Return the lines below exactly, from the first line to the line that contains "35, 40, 45]". Leave out pictures.

╭──

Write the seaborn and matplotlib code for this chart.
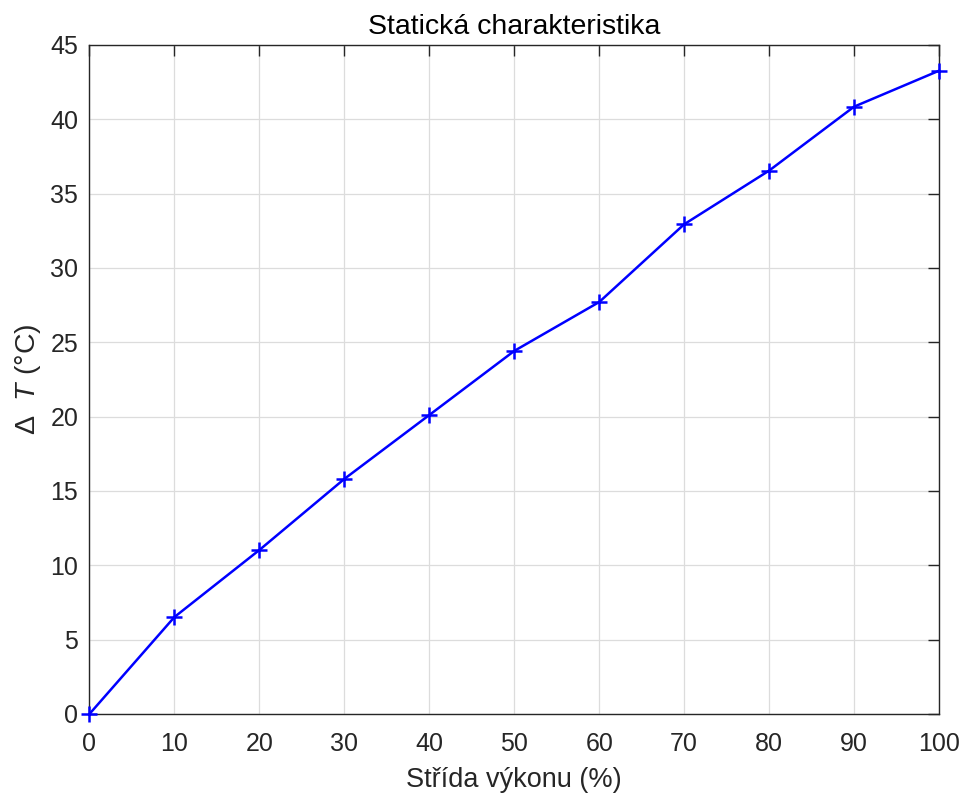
import matplotlib
matplotlib.use("Agg")
import matplotlib.pyplot as plt
import seaborn as sns
import pandas as pd

strida = [0, 10, 20, 30, 40, 50, 60, 70, 80, 90, 100]
delta_t = [0.0, 6.52, 11.03, 15.81, 20.11, 24.42, 27.71, 32.94, 36.55, 40.85, 43.27]
x_ticks = [0, 10, 20, 30, 40, 50, 60, 70, 80, 90, 100]
y_ticks = [0, 5, 10, 15, 20, 25, 30, 35, 40, 45]

sns.set_style("white")
plt.rcParams['font.family'] = ['Liberation Sans', 'DejaVu Sans']
plt.rcParams['mathtext.fontset'] = 'custom'
plt.rcParams['mathtext.rm'] = 'Liberation Sans'
plt.rcParams['mathtext.it'] = 'Liberation Sans:italic'

df = pd.DataFrame({"x": strida, "y": delta_t})

fig = plt.figure(figsize=(9.65, 7.99), dpi=100)
ax = fig.add_axes([0.0927, 0.1064, 0.9731 - 0.0927, 0.9437 - 0.1064])
sns.lineplot(data=df, x="x", y="y", ax=ax, color=(0, 0, 1), linewidth=1.8,
             marker='+', markersize=11, markeredgewidth=1.8, markeredgecolor=(0, 0, 1),
             clip_on=False, zorder=5)

ax.set_xlim(0, 100)
ax.set_ylim(0, 45)
ax.set_xticks(x_ticks)
ax.set_yticks(y_ticks)
ax.grid(True, color='#dcdcdc', linewidth=0.9)
ax.set_axisbelow(True)
for s in ax.spines.values():
    s.set_color('#262626')
    s.set_linewidth(1.0)
ax.tick_params(direction='in', length=8, width=1.0, colors='#262626',
               labelsize=18, top=True, right=True, labeltop=False, labelright=False)
ax.tick_params(axis='x', pad=13)
ax.tick_params(axis='y', pad=8)
ax.set_xlabel("Střída výkonu (%)", fontsize=19.5, color='#262626', labelpad=8)
ax.set_ylabel(r"$\Delta$  $T$ (°C)", fontsize=20.5, color='#262626', labelpad=5)
ax.set_title("Statická charakteristika", fontsize=20.5, color='black', pad=8)

fig.savefig("out.png", dpi=100)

╰──

- [COMPLETE RESPONSE]
Write the seaborn and matplotlib code for this chart.
import matplotlib
matplotlib.use("Agg")
import matplotlib.pyplot as plt
import seaborn as sns
import pandas as pd

strida = [0, 10, 20, 30, 40, 50, 60, 70, 80, 90, 100]
delta_t = [0.0, 6.52, 11.03, 15.81, 20.11, 24.42, 27.71, 32.94, 36.55, 40.85, 43.27]
x_ticks = [0, 10, 20, 30, 40, 50, 60, 70, 80, 90, 100]
y_ticks = [0, 5, 10, 15, 20, 25, 30, 35, 40, 45]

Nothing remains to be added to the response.